Now I have heard of people who spend two hours on their children’s bedtime routine. This includes multiple bathroom breaks, cups of water, twenty books, a little dance, and tons of hugs and kisses. Keep your routines short and simple, especially for bed. You don’t want to turn going to bed into a game. You want it to be winding down, not a giggle fest. Think teeth, pajamas, two books, kisses, and bed. It is the consistency that is most important, not making bedtime ‘fun’. After this one book, it’s lights out. Lay in bed with a timer if you want. Make sure whatever you do is reasonable though. I’ve never taken two hours to go to bed in my memorable life.

Routine as Habit

Before you scoff at routine, let me tell you about a Tuesday night when Monster was still pretty young, less than 2 at the most. You see, Monster has had pretty much the exact same bedtime routine since the day they were born. Excessive? I’m not sure, since they sleep on their own through the night and easily lay down in their bed. In my opinion, it has paid off. Well the other night, we had taken a bath before dinner (bath is not a part of the bedtime routine) and ran around naked for awhile. When I finally did put clothes on, it was so close to dinner, which would then be followed by getting ready for bed, that I slipped them right into their jammies. We then ate dinner and completed our normal routine of changing britches, brushing teeth, nursing, and reading a book. I then sang their goodnight song (again, same song since the day they were born), and waited expectantly for them to point to their bed. Except they didn’t. Eventually I put them down in bed, thinking it was a fluke. That night it took me over an hour to help Monster fall asleep. I ended up with them in my bed, curled against my stomach. I strongly believe this was because of the break in their routine.

I can acknowledge that having a child as dependent on routine as Monster could be draining. To have to have the same process every night might not fit with some people’s schedules. But what it offers for us and for Monster is a sense of predictability. For me, a little inconvenience of consistent routine is worth my child sleeping well through the night. My partner has even told me that if Monster does wake up at night, his singing the goodnight song again helps sooth them and help them remember it is still time to sleep.

Work Now, Play Later

While a strict routine now might seem exhausting, in the long run, it will pay off. For the first year, maybe even year and a half of Monster’s life, we had a pretty strict routine. Then we had Rainbow Sprinkle and had to focus on their routine. Because we had such a solid routine for Monster though, making adjustments ended up being really easy.

Now both of my kids are over 2. Veering from their routine happens somewhat often now, and they roll with it just fine. Maybe we stay out late and that throws things off, or perhaps we are traveling (link to traveling blog coming Fall, 2022), where there simply isn’t a predictable routine. My children adjust easily and happily. I firmly believe part of this is because we spent so much time offering them boundaries and routines when they were younger.

Common Routine

You see ideas of routines in day cares and schools.
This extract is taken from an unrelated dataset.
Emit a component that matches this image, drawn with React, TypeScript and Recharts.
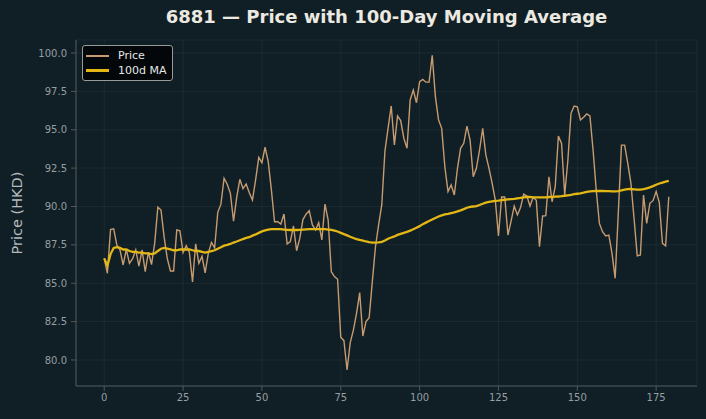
import { CartesianGrid, Line, LineChart, XAxis, YAxis } from 'recharts'

// daily close, HKD
const price = [
  86.62, 85.65, 88.5, 88.55, 87.49, 87.17, 86.19, 87.2, 86.3, 86.6,
  87.17, 86.12, 87.17, 85.75, 87.03, 86.22, 87.6, 89.95, 89.77, 88.0,
  86.6, 85.8, 85.8, 88.47, 88.42, 87.0, 87.45, 87.0, 85.08, 87.57,
  86.3, 86.75, 85.68, 86.95, 87.66, 87.3, 89.62, 90.15, 91.84, 91.45,
  90.86, 89.05, 90.6, 91.77, 91.16, 91.47, 90.9, 90.42, 91.73, 93.2,
  92.85, 93.86, 92.92, 91.08, 89.01, 89.01, 88.86, 89.51, 87.56, 87.71,
  88.73, 87.12, 87.92, 89.15, 89.5, 89.73, 88.8, 88.47, 88.95, 87.82,
  90.16, 89.12, 85.75, 85.43, 85.26, 81.48, 81.26, 79.35, 81.13, 81.95,
  83.04, 84.39, 81.56, 82.5, 82.76, 85.1, 87.38, 88.8, 90.1, 93.6,
  95.1, 96.55, 94.01, 95.9, 95.6, 94.44, 93.79, 96.94, 97.59, 96.76,
  98.13, 98.28, 98.1, 98.1, 99.85, 97.16, 95.64, 95.09, 92.59, 90.97,
  91.4, 90.75, 92.49, 93.79, 94.12, 95.24, 94.33, 91.94, 92.49, 93.68,
  95.09, 93.36, 92.49, 91.51, 90.42, 88.08, 90.62, 90.62, 88.14, 89.05,
  90.03, 89.45, 89.93, 90.81, 90.68, 90.03, 90.6, 90.4, 87.38, 89.38,
  89.4, 91.94, 90.31, 91.29, 94.59, 94.11, 90.75, 93.0, 96.07, 96.55,
  96.5, 95.64, 95.81, 96.03, 95.9, 93.68, 91.07, 88.9, 88.36, 88.08,
  88.14, 86.95, 85.32, 89.6, 94.0, 94.0, 92.81, 91.51, 89.2, 86.78,
  86.84, 90.75, 88.9, 90.21, 90.38, 90.97, 90.25, 87.6, 87.43, 90.64,
]

// 100-day moving average as drawn
const ma100 = [
  86.62, 86.14, 86.9, 87.3, 87.35, 87.3, 87.2, 87.2, 87.1, 87.05,
  87.05, 87.0, 87.0, 86.95, 86.95, 86.9, 86.95, 87.1, 87.25, 87.3,
  87.25, 87.2, 87.15, 87.15, 87.2, 87.2, 87.2, 87.2, 87.15, 87.1,
  87.1, 87.05, 87.0, 87.05, 87.1, 87.15, 87.25, 87.35, 87.45, 87.5,
  87.56, 87.65, 87.72, 87.8, 87.88, 87.95, 88.0, 88.1, 88.18, 88.28,
  88.38, 88.45, 88.5, 88.52, 88.53, 88.53, 88.52, 88.5, 88.48, 88.47,
  88.47, 88.47, 88.48, 88.5, 88.51, 88.52, 88.52, 88.52, 88.52, 88.52,
  88.52, 88.5, 88.47, 88.43, 88.37, 88.28, 88.2, 88.12, 88.03, 87.95,
  87.88, 87.82, 87.77, 87.72, 87.68, 87.65, 87.65, 87.66, 87.7, 87.78,
  87.9, 87.98, 88.05, 88.15, 88.22, 88.28, 88.35, 88.43, 88.52, 88.62,
  88.72, 88.85, 88.95, 89.05, 89.15, 89.25, 89.35, 89.42, 89.48, 89.52,
  89.57, 89.62, 89.68, 89.75, 89.83, 89.92, 89.97, 90.0, 90.03, 90.1,
  90.18, 90.25, 90.3, 90.33, 90.36, 90.38, 90.42, 90.44, 90.46, 90.48,
  90.5, 90.53, 90.56, 90.6, 90.62, 90.62, 90.6, 90.6, 90.6, 90.6,
  90.6, 90.62, 90.63, 90.64, 90.65, 90.67, 90.7, 90.73, 90.76, 90.8,
  90.83, 90.86, 90.9, 90.95, 90.98, 91.0, 91.01, 91.01, 91.01, 91.0,
  91.0, 90.99, 90.98, 91.0, 91.05, 91.1, 91.13, 91.14, 91.12, 91.1,
  91.1, 91.13, 91.18, 91.25, 91.33, 91.42, 91.5, 91.56, 91.62, 91.67,
]

const xTicks = [0, 25, 50, 75, 100, 125, 150, 175]
const yTicks = [80, 82.5, 85, 87.5, 90, 92.5, 95, 97.5, 100]

const BG = '#101f25'
const PRICE_COLOR = '#c79b70'
const MA_COLOR = '#e3b716'
const AXIS = '#4f585c'
const TICK_TEXT = '#959ea3'
const FONT = '"DejaVu Sans", sans-serif'

function LegendBox() {
  const rows = [
    { label: 'Price', color: PRICE_COLOR, width: 2 },
    { label: '100d MA', color: MA_COLOR, width: 3 },
  ]
  return (
    <div
      style={{
        position: 'absolute',
        left: 82,
        top: 45,
        background: 'rgba(2,5,6,0.92)',
        border: '1px solid #9a9a9a',
        borderRadius: 3,
        padding: '2px 5px 2px 3px',
        fontSize: 11,
        color: '#e6e6e6',
        lineHeight: '15px',
        zIndex: 2,
      }}
    >
      {rows.map((r) => (
        <div key={r.label} style={{ display: 'flex', alignItems: 'center' }}>
          <span
            style={{ display: 'inline-block', width: 23, height: r.width, background: r.color, marginRight: 9 }}
          />
          {r.label}
        </div>
      ))}
    </div>
  )
}

export default function App() {
  const data = price.map((p, i) => ({ day: i, price: p, ma: ma100[i] }))

  return (
    <div style={{ position: 'fixed', left: 0, top: 0, width: 706, height: 419, background: BG, fontFamily: FONT }}>
      <div
        style={{
          position: 'absolute',
          top: 6,
          left: 76,
          width: 621,
          textAlign: 'center',
          fontSize: 18,
          fontWeight: 'bold',
          color: '#ece9e1',
        }}
      >
        6881 — Price with 100-Day Moving Average
      </div>
      <div
        style={{
          position: 'absolute',
          left: 17,
          top: 213,
          transform: 'translate(-50%, -50%) rotate(-90deg)',
          whiteSpace: 'nowrap',
          fontSize: 14.5,
          color: '#b4babd',
        }}
      >
        Price (HKD)
      </div>
      <LineChart
        width={706}
        height={419}
        data={data}
        margin={{ top: 40, right: 9, bottom: 0, left: 0 }}
        style={{ position: 'absolute', left: 0, top: 0 }}
      >
        <CartesianGrid stroke="rgba(255,255,255,0.05)" />
        <XAxis
          type="number"
          dataKey="day"
          domain={[-8.95, 187.95]}
          ticks={xTicks}
          allowDataOverflow
          height={33}
          stroke={AXIS}
          tickSize={5}
          tickMargin={3}
          tick={{ fontSize: 10, fill: TICK_TEXT, fontFamily: FONT }}
        />
        <YAxis
          type="number"
          domain={[78.306, 100.847]}
          ticks={yTicks}
          allowDataOverflow
          width={76}
          stroke={AXIS}
          tickSize={5}
          tickMargin={4}
          tickFormatter={(v: number) => v.toFixed(1)}
          tick={{ fontSize: 10, fill: TICK_TEXT, fontFamily: FONT }}
        />
        <Line
          type="linear"
          dataKey="price"
          stroke={PRICE_COLOR}
          strokeWidth={1.4}
          dot={false}
          isAnimationActive={false}
        />
        <Line
          type="linear"
          dataKey="ma"
          stroke={MA_COLOR}
          strokeWidth={2.3}
          dot={false}
          isAnimationActive={false}
        />
      </LineChart>
      <LegendBox />
    </div>
  )
}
In a daycare setting, there should be a day schedule somewhere in your child’s classroom. For infants, it is often posted only for parents. As your child gets older, there should be a visual representation that the children can see and even possibly manipulate. There should always be room for flexibility in routines, but children should be aware that after breakfast it is free play until outside time, or after lunch it is nap time, or even as they get older, after math is science.
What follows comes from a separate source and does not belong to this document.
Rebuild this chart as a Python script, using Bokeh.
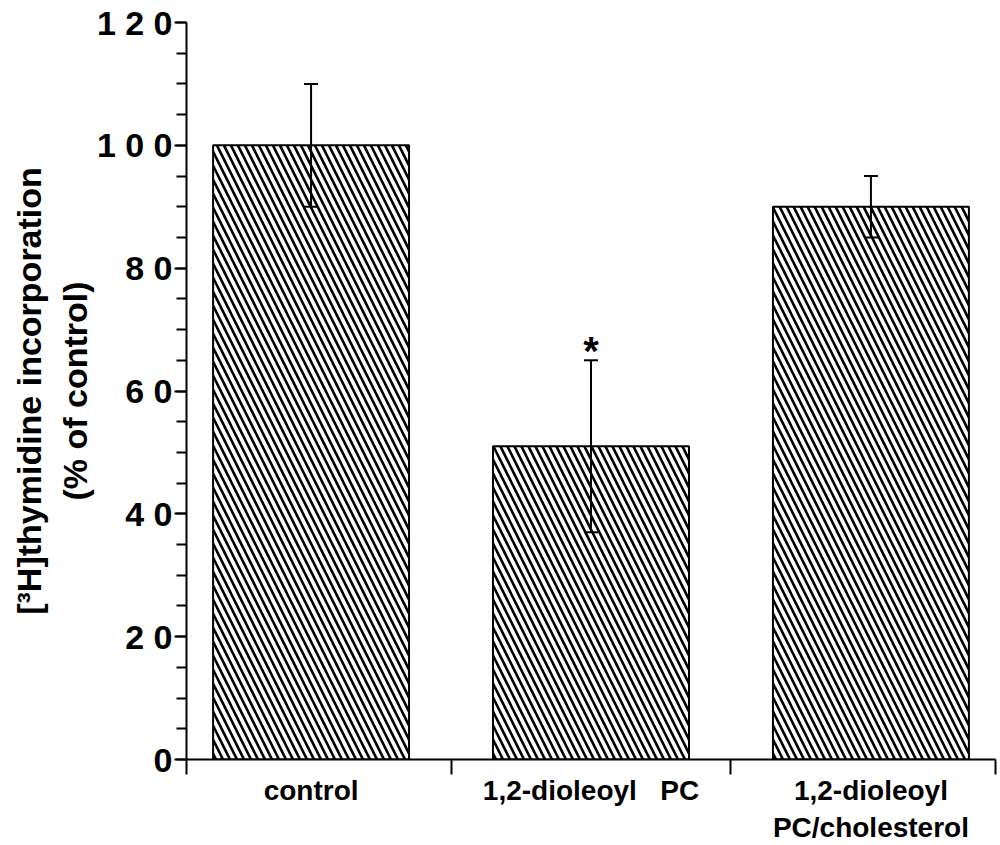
from bokeh.plotting import figure
from bokeh.models import (LinearAxis, FixedTicker, SingleIntervalTicker, Range1d,
                          Whisker, ColumnDataSource, TeeHead)
from bokeh.core.properties import value
from bokeh.embed import file_html
from bokeh.resources import INLINE

# ---- data ----
categories = ["control", "1,2-dioleoyl\u00a0\u00a0 PC", "1,2-dioleoyl\nPC/cholesterol"]
values = [100, 51, 90]
errors = [10, 14, 5]
significance = ["", "*", ""]
ytick_values = [0, 20, 40, 60, 80, 100, 120]
ytick_labels = ["0", "2 0", "4 0", "6 0", "8 0", "1 0 0", "1 2 0"]
ylabel = "[\u00b3H]thymidine incorporation\n(% of control)"

FONT = "Liberation Sans"
xs = list(range(1, len(categories) + 1))

p = figure(width=1000, height=845, x_range=Range1d(0.555, 3.445), y_range=Range1d(0, 120),
           x_axis_type=None, output_backend="svg", toolbar_location=None,
           min_border_left=186, min_border_top=22, min_border_right=5, min_border_bottom=83)
p.outline_line_color = None
p.ygrid.visible = False
p.background_fill_color = "white"
p.border_fill_color = "white"

# y axis
ya = p.yaxis[0]
ya.ticker = SingleIntervalTicker(interval=20, num_minor_ticks=4)
ya.major_label_overrides = {v: l for v, l in zip(ytick_values, ytick_labels)}
ya.axis_line_width = 2
ya.axis_line_color = "black"
ya.major_tick_line_width = 2
ya.minor_tick_line_width = 2
ya.major_tick_in = 0
ya.major_tick_out = 12
ya.minor_tick_in = 0
ya.minor_tick_out = 10
ya.major_label_text_font = FONT
ya.major_label_text_font_style = "bold"
ya.major_label_text_font_size = "34px"
ya.major_label_text_color = "black"
ya.major_label_standoff = 2
ya.axis_label = ylabel
ya.axis_label_text_font = FONT
ya.axis_label_text_font_style = "bold"
ya.axis_label_text_font_size = "34px"
ya.axis_label_text_color = "black"
ya.axis_label_standoff = 0

# x axis: separator ticks only
sep = LinearAxis(ticker=FixedTicker(ticks=[0.555, 1.5, 2.5, 3.445]))
sep.axis_line_width = 2
sep.major_tick_line_width = 2
sep.major_tick_in = 0
sep.major_tick_out = 15
sep.minor_tick_line_color = None
sep.major_label_text_font_size = "0px"
sep.major_label_text_color = None
sep.major_label_standoff = 0
p.add_layout(sep, "below")

# x axis: category labels
lab = LinearAxis(ticker=FixedTicker(ticks=xs))
lab.major_label_overrides = {x: c for x, c in zip(xs, categories)}
lab.axis_line_color = None
lab.major_tick_line_color = None
lab.minor_tick_line_color = None
lab.major_tick_in = 0
lab.major_tick_out = 0
lab.major_label_standoff = 0
lab.major_label_text_font = FONT
lab.major_label_text_font_style = "bold"
lab.major_label_text_font_size = "28px"
lab.major_label_text_color = "black"
p.add_layout(lab, "below")

src = ColumnDataSource(dict(x=xs, top=values,
                            upper=[v + e for v, e in zip(values, errors)],
                            lower=[v - e for v, e in zip(values, errors)],
                            sig=significance))

p.vbar(x="x", top="top", bottom=0, width=0.70, source=src,
       fill_color="white", line_color="black", line_width=2,
       hatch_pattern="left_diagonal_line", hatch_color="black",
       hatch_scale=14, hatch_weight=2.6)

w = Whisker(source=src, base="x", upper="upper", lower="lower",
            line_color="black", line_width=2, level="annotation",
            upper_head=TeeHead(size=14, line_width=2, line_color="black"),
            lower_head=TeeHead(size=14, line_width=2, line_color="black"))
p.add_layout(w)

p.text(x="x", y="upper", text="sig", source=src, y_offset=-9,
       text_font=value(FONT), text_font_style="bold", text_font_size="40px",
       text_align="center", text_baseline="alphabetic", text_color="black")

open("out.html", "w").write(file_html(p, INLINE))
Image by Gerd Altmann from Pixabay

Using a Calendar

Routines can, and should, expand beyond just daily routines. There is also an ebb and flow to the entire year. Keeping a calendar that your child can see and manipulate can be both helpful and empowering. Does your child have a dentist or a doctor appointment coming up? Support them in this appointment by having it labeled on the calendar for them. Young children especially tend to benefit from using a linear calendar. The more notice you can give them, and the more involved they can be, the better.